PROBLEM TO WORK ON: Leaving out every picture, quote the data below exactly as it appears.
┄┄┄┄┄┄┄┄┄┄
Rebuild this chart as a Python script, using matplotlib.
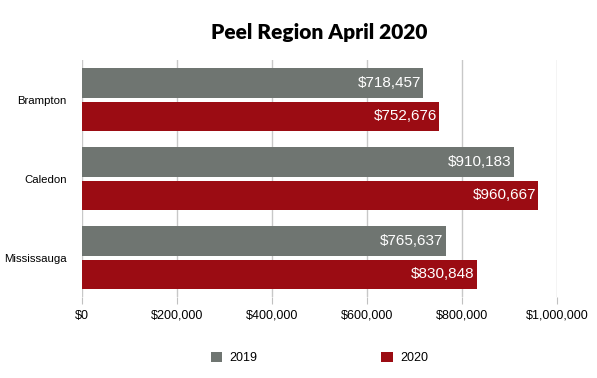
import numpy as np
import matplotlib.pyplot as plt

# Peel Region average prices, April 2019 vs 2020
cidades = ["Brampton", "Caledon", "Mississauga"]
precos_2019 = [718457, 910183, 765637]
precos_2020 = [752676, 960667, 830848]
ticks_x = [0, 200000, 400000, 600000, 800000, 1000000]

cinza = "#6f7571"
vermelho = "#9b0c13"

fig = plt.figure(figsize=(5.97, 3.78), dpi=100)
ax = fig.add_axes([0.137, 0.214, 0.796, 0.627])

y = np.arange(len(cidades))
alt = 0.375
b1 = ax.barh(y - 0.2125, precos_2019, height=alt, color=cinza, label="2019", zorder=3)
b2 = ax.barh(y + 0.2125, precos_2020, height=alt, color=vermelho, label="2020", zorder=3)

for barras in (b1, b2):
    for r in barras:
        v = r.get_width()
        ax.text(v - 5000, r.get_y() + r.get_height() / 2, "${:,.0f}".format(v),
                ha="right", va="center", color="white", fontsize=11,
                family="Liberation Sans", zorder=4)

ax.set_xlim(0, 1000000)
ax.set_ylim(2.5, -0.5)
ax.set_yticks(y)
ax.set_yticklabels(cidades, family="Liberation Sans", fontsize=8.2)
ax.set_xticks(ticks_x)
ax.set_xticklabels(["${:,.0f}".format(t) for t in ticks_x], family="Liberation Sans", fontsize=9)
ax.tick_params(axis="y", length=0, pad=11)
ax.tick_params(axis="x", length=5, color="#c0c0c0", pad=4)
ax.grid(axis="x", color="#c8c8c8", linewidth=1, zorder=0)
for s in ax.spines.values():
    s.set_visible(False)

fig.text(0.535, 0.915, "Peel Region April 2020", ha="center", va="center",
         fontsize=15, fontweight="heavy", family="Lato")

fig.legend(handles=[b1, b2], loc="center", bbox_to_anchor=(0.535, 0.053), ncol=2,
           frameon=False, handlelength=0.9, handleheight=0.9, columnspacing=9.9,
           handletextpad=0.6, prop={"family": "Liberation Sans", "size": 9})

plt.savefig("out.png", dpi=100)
┄┄┄┄┄┄┄┄┄┄
SOLUTION TO THIS EXERCISE:
Rebuild this chart as a Python script, using matplotlib.
import numpy as np
import matplotlib.pyplot as plt

# Peel Region average prices, April 2019 vs 2020
cidades = ["Brampton", "Caledon", "Mississauga"]
precos_2019 = [718457, 910183, 765637]
precos_2020 = [752676, 960667, 830848]
ticks_x = [0, 200000, 400000, 600000, 800000, 1000000]

cinza = "#6f7571"
vermelho = "#9b0c13"

fig = plt.figure(figsize=(5.97, 3.78), dpi=100)
ax = fig.add_axes([0.137, 0.214, 0.796, 0.627])

y = np.arange(len(cidades))
alt = 0.375
b1 = ax.barh(y - 0.2125, precos_2019, height=alt, color=cinza, label="2019", zorder=3)
b2 = ax.barh(y + 0.2125, precos_2020, height=alt, color=vermelho, label="2020", zorder=3)

for barras in (b1, b2):
    for r in barras:
        v = r.get_width()
        ax.text(v - 5000, r.get_y() + r.get_height() / 2, "${:,.0f}".format(v),
                ha="right", va="center", color="white", fontsize=11,
                family="Liberation Sans", zorder=4)

ax.set_xlim(0, 1000000)
ax.set_ylim(2.5, -0.5)
ax.set_yticks(y)
ax.set_yticklabels(cidades, family="Liberation Sans", fontsize=8.2)
ax.set_xticks(ticks_x)
ax.set_xticklabels(["${:,.0f}".format(t) for t in ticks_x], family="Liberation Sans", fontsize=9)
ax.tick_params(axis="y", length=0, pad=11)
ax.tick_params(axis="x", length=5, color="#c0c0c0", pad=4)
ax.grid(axis="x", color="#c8c8c8", linewidth=1, zorder=0)
for s in ax.spines.values():
    s.set_visible(False)

fig.text(0.535, 0.915, "Peel Region April 2020", ha="center", va="center",
         fontsize=15, fontweight="heavy", family="Lato")

fig.legend(handles=[b1, b2], loc="center", bbox_to_anchor=(0.535, 0.053), ncol=2,
           frameon=False, handlelength=0.9, handleheight=0.9, columnspacing=9.9,
           handletextpad=0.6, prop={"family": "Liberation Sans", "size": 9})

plt.savefig("out.png", dpi=100)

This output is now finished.